PROVIDED DATA:
>> begin

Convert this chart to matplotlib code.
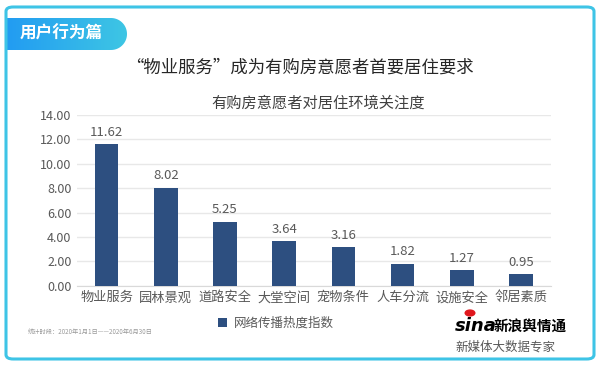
import matplotlib.pyplot as plt
import numpy as np
from matplotlib.patches import FancyBboxPatch, Circle, Polygon
from matplotlib.colors import LinearSegmentedColormap

plt.rcParams['font.family'] = ['Noto Sans CJK SC', 'DejaVu Sans']

categories = ['物业服务', '园林景观', '道路安全', '大堂空间', '宠物条件', '人车分流', '设施安全', '邻居素质']
values = [11.62, 8.02, 5.25, 3.64, 3.16, 1.82, 1.27, 0.95]
yticks = [0, 2, 4, 6, 8, 10, 12, 14]
series_name = '网络传播热度指数'

bar_color = '#2d4f80'
text_grey = '#595959'

fig = plt.figure(figsize=(6, 3.65), dpi=100)
fig.patch.set_facecolor('white')

# outer rounded frame
frame = FancyBboxPatch((6/600, 6/365), 588/600, 352/365,
                       boxstyle='round,pad=0,rounding_size=0.012',
                       transform=fig.transFigure, fill=False,
                       edgecolor='#3ec4e6', linewidth=2.2)
fig.patches.append(frame)

# gradient badge top-left, axes units are pixels
bw, bh = 120, 32
bax = fig.add_axes([7/600, 1 - 50/365, bw/600, bh/365])
grad = np.linspace(0, 1, 256).reshape(1, -1)
cmap = LinearSegmentedColormap.from_list('badge', ['#229cf2', '#3ec6e4'])
img = bax.imshow(grad, aspect='auto', cmap=cmap, extent=[0, bw, 0, bh])
r = bh / 2
theta = np.linspace(-np.pi / 2, np.pi / 2, 40)
pts = [(0, 0), (bw - r, 0)] + [(bw - r + r * np.cos(t), r + r * np.sin(t)) for t in theta] + [(0, bh)]
clip = Polygon(pts, closed=True, transform=bax.transData)
img.set_clip_path(clip)
bax.set_xlim(0, bw)
bax.set_ylim(0, bh)
bax.axis('off')
bax.text(13, r, '用户行为篇', color='white', fontsize=12, fontweight='bold',
         ha='left', va='center')

fig.text(0.5, 1 - 68/365, '“物业服务”成为有购房意愿者首要居住要求', ha='center', va='center',
         fontsize=12.5, fontweight=500, color='#262626')

ax = fig.add_axes([77/600, 1 - 285.7/365, 473.6/600, 170.7/365])
x = np.arange(len(categories))
ax.bar(x, values, width=0.4, color=bar_color, label=series_name, zorder=3)
for xi, v in zip(x, values):
    ax.text(xi, v + 0.45, f'{v:.2f}', ha='center', va='bottom', fontsize=9.5, color=text_grey)

ax.set_xlim(-0.5, len(categories) - 0.5)
ax.set_ylim(0, 14)
ax.set_yticks(yticks)
ax.set_yticklabels([f'{t:.2f}' for t in yticks], fontsize=9, color=text_grey)
ax.set_xticks(x)
ax.set_xticklabels(categories, fontsize=9.5, color=text_grey)
ax.tick_params(length=0, pad=4)
ax.grid(axis='y', color='#e8e8e8', linewidth=1, zorder=0)
for s in ax.spines.values():
    s.set_visible(False)
ax.spines['bottom'].set_visible(True)
ax.spines['bottom'].set_color('#d9d9d9')

ax.set_title('有购房意愿者对居住环境关注度', fontsize=11, color='#404040', pad=5, x=0.51)

leg = ax.legend(loc='upper center', bbox_to_anchor=(0.42, -0.115), frameon=False,
                fontsize=9, handlelength=0.7, handleheight=0.7, handletextpad=0.5)
for t in leg.get_texts():
    t.set_color(text_grey)

fig.text(28/600, 1 - 332/365, '统计时段：2020年1月1日——2020年6月30日', fontsize=4.5,
         color='#999999', va='center')

# sina logo approximation
fig.patches.append(Circle((470/600, 1 - 313/365), 0.008, transform=fig.transFigure,
                          color='#e0161c'))
fig.text(455/600, 1 - 326/365, 'sina', fontsize=13, fontweight='bold', style='italic',
         color='black', va='center', family='DejaVu Sans')
fig.text(494/600, 1 - 326/365, '新浪舆情通', fontsize=10.5, fontweight='bold',
         color='black', va='center')
fig.text(505/600, 1 - 347/365, '新媒体大数据专家', fontsize=9, color=text_grey,
         ha='center', va='center')

fig.savefig('out.png', dpi=100)
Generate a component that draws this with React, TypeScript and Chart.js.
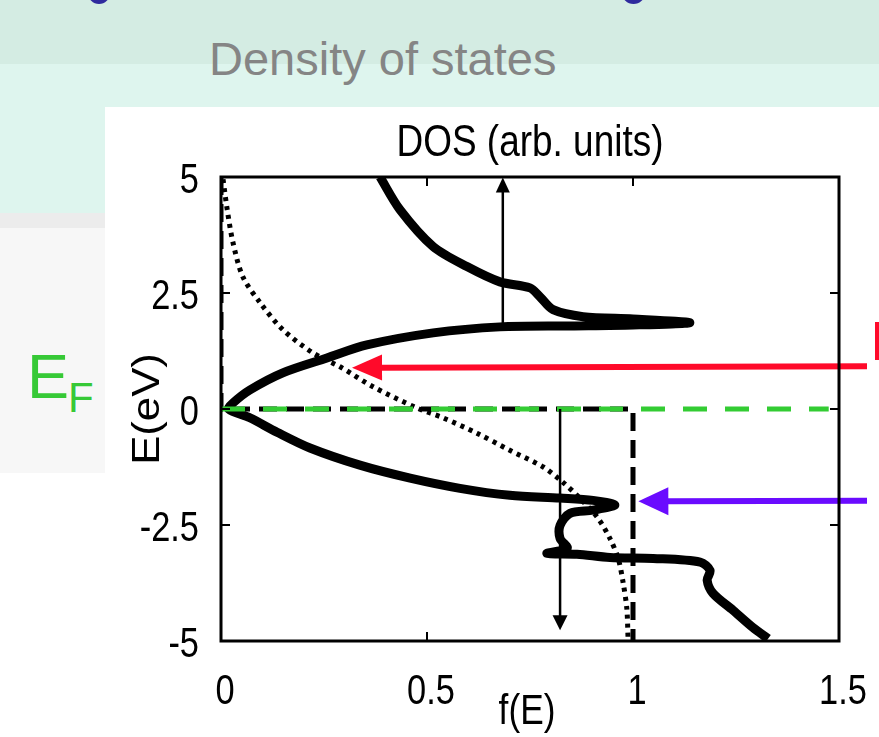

>> end

Give back exactly the lines from the first line of the data through the line with "from matplotlib.colors import", pictures excluded.

PROBLEM SOLUTION:
Convert this chart to matplotlib code.
import matplotlib.pyplot as plt
import numpy as np
from matplotlib.patches import FancyBboxPatch, Circle, Polygon
from matplotlib.colors import LinearSegmentedColormap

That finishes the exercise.